El amanecer fue inexplicablemente hermoso el día que el sonido dejó de existir en el mundo, como un aviso para los atentos. Como un recordatorio de que las cosas que miramos eran igual de importantes que las cosas que escuchábamos.
Esa mañana los pájaros cantaron sonidos mudos al hermoso amanecer. El hombre despertó y descubrió que nunca más podría decir buenos días a su amada, que tardó horas de más en despertar porque no pudo escuchar el sonido del despertador. Los niños celebraron el asunto jugando caras y gestos como primera actividad, las abuelas lloraron en silencio.
Ese día se reunieron los dirigentes del mundo para decidir el nuevo código que comunicaría al mundo al saber que los teléfonos son inservibles ahora. Decidieron símbolos nuevos para la música, para gritar y para estornudar, pero la tristeza comenzó a acomodarse en los corazones de la gente común que todos los días, y continuamente, lloraban lágrimas silenciosas.
El hombre de la montaña gritó al mundo un grito que no movió un ápice el aire frío que lo rodeaba. Sin saberlo, se salvó de que una avalancha de nieve y piedras heladas cubriera su casa si el grito hubiese existido. Los gorilas dejaron de comunicarse y las guacamayas del Brasil no pudieron decir cosas al vuelo. Los grillos dejaron de encontrarse y poco a poco, el mundo se puso gris.

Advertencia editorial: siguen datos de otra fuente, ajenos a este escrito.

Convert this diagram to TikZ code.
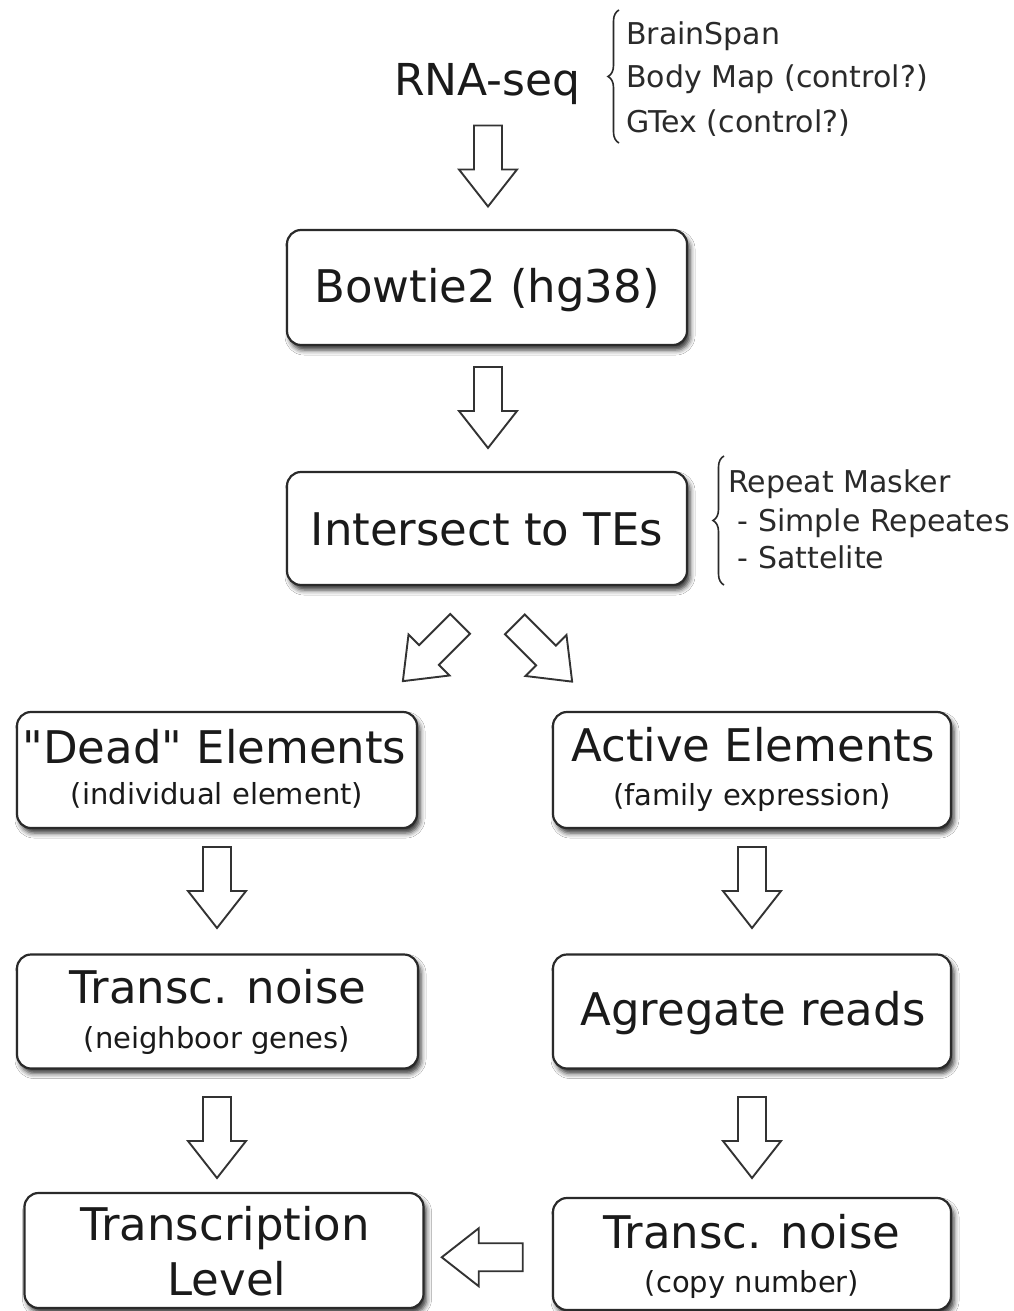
\documentclass[tikz,border=0pt]{standalone}
\usepackage{fontspec}
\setmainfont{DejaVu Sans}
% same face without TeX quote mapping, for straight double quotes
\newfontfamily\plainface{DejaVu Sans}
\usetikzlibrary{shadows.blur,decorations.pathreplacing,calc}

\definecolor{boxline}{HTML}{2A2A2A}
\definecolor{arrline}{HTML}{333333}
\definecolor{txt}{HTML}{1A1A1A}
\definecolor{side}{HTML}{2A2A2A}

\tikzset{
  stage/.style={draw=boxline, line width=2.2pt, rounded corners=14pt, fill=white,
    inner sep=0pt,
    blur shadow={shadow xshift=3pt, shadow yshift=-5pt, shadow blur radius=5pt, shadow opacity=80}},
  bigtxt/.style={font=\fontsize{45}{54}\selectfont, text=txt, anchor=base, inner sep=0pt},
  subtxt/.style={font=\fontsize{29}{35}\selectfont, text=txt, anchor=base, inner sep=0pt},
  sidetxt/.style={font=\fontsize{30}{36}\selectfont, text=side, anchor=base west, inner sep=0pt},
  hollow/.style={draw=arrline, line width=1.9pt, fill=white, line join=miter},
  bracket/.style={decorate, decoration={brace, amplitude=11pt}, draw=side, line width=1.6pt},
  pics/blockarrow/.style={code={
    \draw[hollow] (-40.5,-14) -- (3.5,-14) -- (3.5,-29) -- (40.5,0)
      -- (3.5,29) -- (3.5,14) -- (-40.5,14) -- cycle;}}
}

\begin{document}
\begin{tikzpicture}[x=1pt, y=-1pt]
  \useasboundingbox (0,0) rectangle (1014,1311);
  \fill[white] (0,0) rectangle (1014,1311);

  % input data and its sources
  \node[bigtxt, font=\fontsize{44}{53}\selectfont] (rna) at (487.5,96) {RNA-seq};
  \draw[bracket] (619,143) -- (619,10);
  \node[sidetxt] (src1) at (626,45) {BrainSpan};
  \node[sidetxt] (src2) at (626,88) {Body Map (control?)};
  \node[sidetxt] (src3) at (626,132) {GTex (control?)};

  % pipeline stages
  \node[stage, minimum width=400pt, minimum height=115pt] (bowtie) at (487,287.5) {};
  \node[bigtxt] (bowtieT) at (487,302) {Bowtie2 (hg38)};

  \node[stage, minimum width=400pt, minimum height=113pt] (inter) at (487,528.5) {};
  \node[bigtxt] (interT) at (487,545) {Intersect to TEs};

  \draw[bracket] (724,585) -- (724,456);
  \node[sidetxt] (rm1) at (728,492) {Repeat Masker};
  \node[sidetxt] (rm2) at (728,531) {\ - Simple Repeates};
  \node[sidetxt] (rm3) at (728,568) {\ - Sattelite};

  % left branch
  \node[stage, minimum width=400pt, minimum height=116pt] (dead) at (217,770) {};
  \node[bigtxt] (deadT) at (214.5,763) {\plainface "Dead" Elements};
  \node[subtxt] (deadS) at (217,804) {(individual element)};

  \node[stage, minimum width=401pt, minimum height=114pt] (noiseL) at (217.5,1011.5) {};
  \node[bigtxt] (noiseLT) at (218,1003) {Transc. noise};
  \node[subtxt] (noiseLS) at (217,1048) {(neighboor genes)};

  \node[stage, minimum width=399pt, minimum height=115pt] (level) at (224,1250.5) {};
  \node[bigtxt] (levelT1) at (225,1240) {Transcription};
  \node[bigtxt] (levelT2) at (227,1295) {Level};

  % right branch
  \node[stage, minimum width=398pt, minimum height=116pt] (active) at (752,770) {};
  \node[bigtxt] (activeT) at (753,761) {Active Elements};
  \node[subtxt] (activeS) at (752,805) {(family expression)};

  \node[stage, minimum width=398pt, minimum height=114pt] (aggr) at (752,1011.5) {};
  \node[bigtxt] (aggrT) at (753,1025) {Agregate reads};

  \node[stage, minimum width=398pt, minimum height=112pt] (noiseR) at (752,1254) {};
  \node[bigtxt] (noiseRT) at (752,1248) {Transc. noise};
  \node[subtxt] (noiseRS) at (752,1292) {(copy number)};

  % hollow block arrows between the stages
  \pic[rotate=-90] (a1) at (488,166) {blockarrow};
  \pic[rotate=-90] (a2) at ($(bowtie.south)!0.5!(inter.north)+(1,-1)$) {blockarrow};
  \pic[rotate=-135] (a3) at (431.5,652.5) {blockarrow};
  \pic[rotate=-45] (a4) at (543.5,653) {blockarrow};
  \pic[rotate=-90] (a5) at (217,887.5) {blockarrow};
  \pic[rotate=-90] (a6) at (217,1137.5) {blockarrow};
  \pic[rotate=-90] (a7) at (752,887.5) {blockarrow};
  \pic[rotate=-90] (a8) at (752,1137.5) {blockarrow};
  \pic[rotate=180] (a9) at ($(noiseR.west)!0.5!(level.east)+(-6,5)$) {blockarrow};
\end{tikzpicture}
\end{document}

Nunca nadie había pensado que el sonido desaparecería del mundo algún día y por supuesto nadie tomó las precauciones necesarias. Muy pocos habían desarrollado la forma de convertir ciertos sonidos a imágenes, pero era inútil; sin las ondas sonoras propagándose por el aire nada podía hacerse.
Paulatinamente las guerras terminaron por perder sentido porque las bombas no podían escucharse y los soldados regresaron a casa calladamente, sin alegría, porque sabían muy bien que no podrían decir cuánto habían extrañado a sus madres y a sus hermanos.
El mundo, en silencio, cambió para siempre.